# Quick change tool holder



## uberlinuxgeek (Aug 7, 2014)

I purchased a Bolton Hardware 10 x 22 lathe at the beginning of the year. I chose it because of the power cross feed vs others in the market as well as tumbler that i would have had to build with others. Plus the cost was lower at the time. But I had wanted a quick change tool post but due to the top slide design I would need to make big changes to it and they would not be reversable. So I decided on my own design since I also do like the multiple tool holder of the 4 position one that is included because at times just a rotate through tools on a single project helps. I designed a block that can be mounted into one of the the 4 way positions but is just like a piston style quick change post and I made 3 tool holders to go with it. Works great and I had all the materials on hand.
	

		
			
		

		
	






I made it out of mic 6 al and 12L14 steel for the cam and handle, made on my LMS mill, Taig and Bolton lathes. All metric hardware to match the lathe.

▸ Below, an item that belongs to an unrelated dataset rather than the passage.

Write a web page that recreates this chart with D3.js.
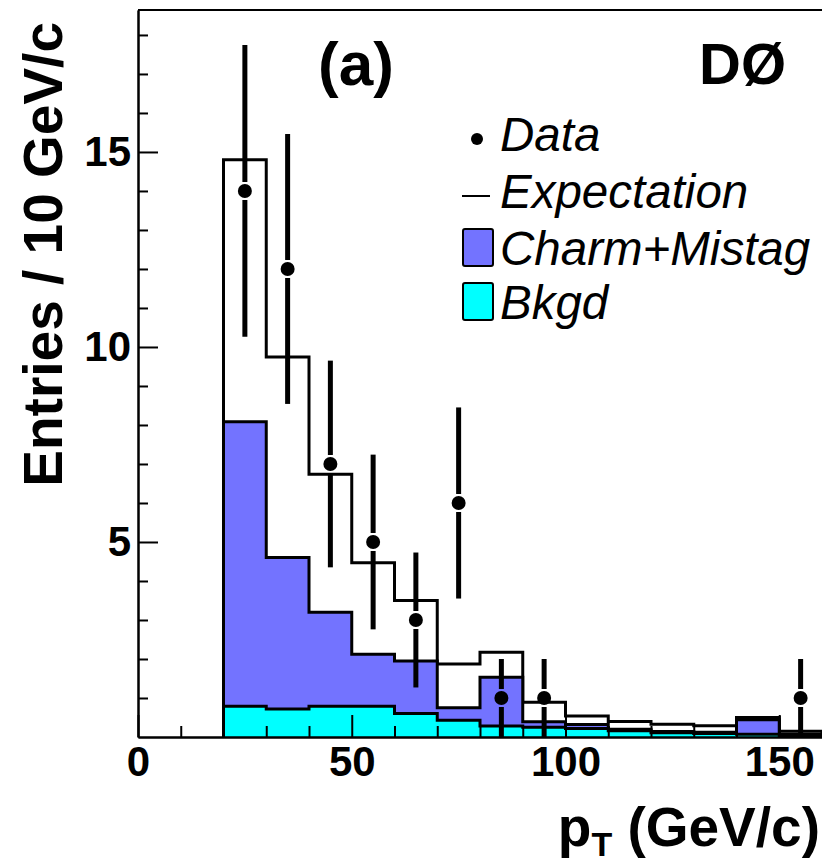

A side note if you consider Bolton I have had some issues getting parts from them so you might want to be cautious if you were to need them quickly.


----------



## uberlinuxgeek (Aug 7, 2014)

Oh and just for usability notes. I can hold 50-100 tho cut in stainless with no measured flex.


----------



## kd4gij (Aug 7, 2014)

That is a great idea :man:Nice work.


----------



## uberlinuxgeek (Aug 7, 2014)

Thank you. I typically try and come up with tools and parts to try to design and sell. But not sure of the marketability on this one since it is labor intensive on my manual machines and since most go for a true QCTP so I figured I would throw this out for others to see and get feedback on. I needed something for myself and didn't want to give up my original tool post but wanted a quick change for some of what I do. I built adapter blocks for the original tool post so no shims but for some of my tools can't beat a QCTP. One downfall of this design is loosing max usable distance between centers but then back to original tool locations.


----------



## boodogboo (Aug 10, 2014)

A real nice job on that, ? where can I buy some material to build myself one.


----------



## Rick Leslie (Aug 10, 2014)

That's a unique take on the tool post idea. Work looks top quality as well. I was wondering what keeps the piston in the holder? I don't see any evidence of a mechanical retainer.


----------



## uberlinuxgeek (Aug 10, 2014)

Hello,
For material I picked it up from discountsteel.com which is an hour from me and I get all my materials from because no one can touch the price and they have large discount bins of mic 6 cutoffs that i use alot.
For the piston retainer, I have since cut a retaining ring and used a o ring in it to provide a friction fit, the small QCTP on my Taig uses something like it. Prior to that because of the snug fit with a white grease I never had an issue.
Thank you for the compliments


----------



## boodogboo (Aug 10, 2014)

Thanks for the info!!


----------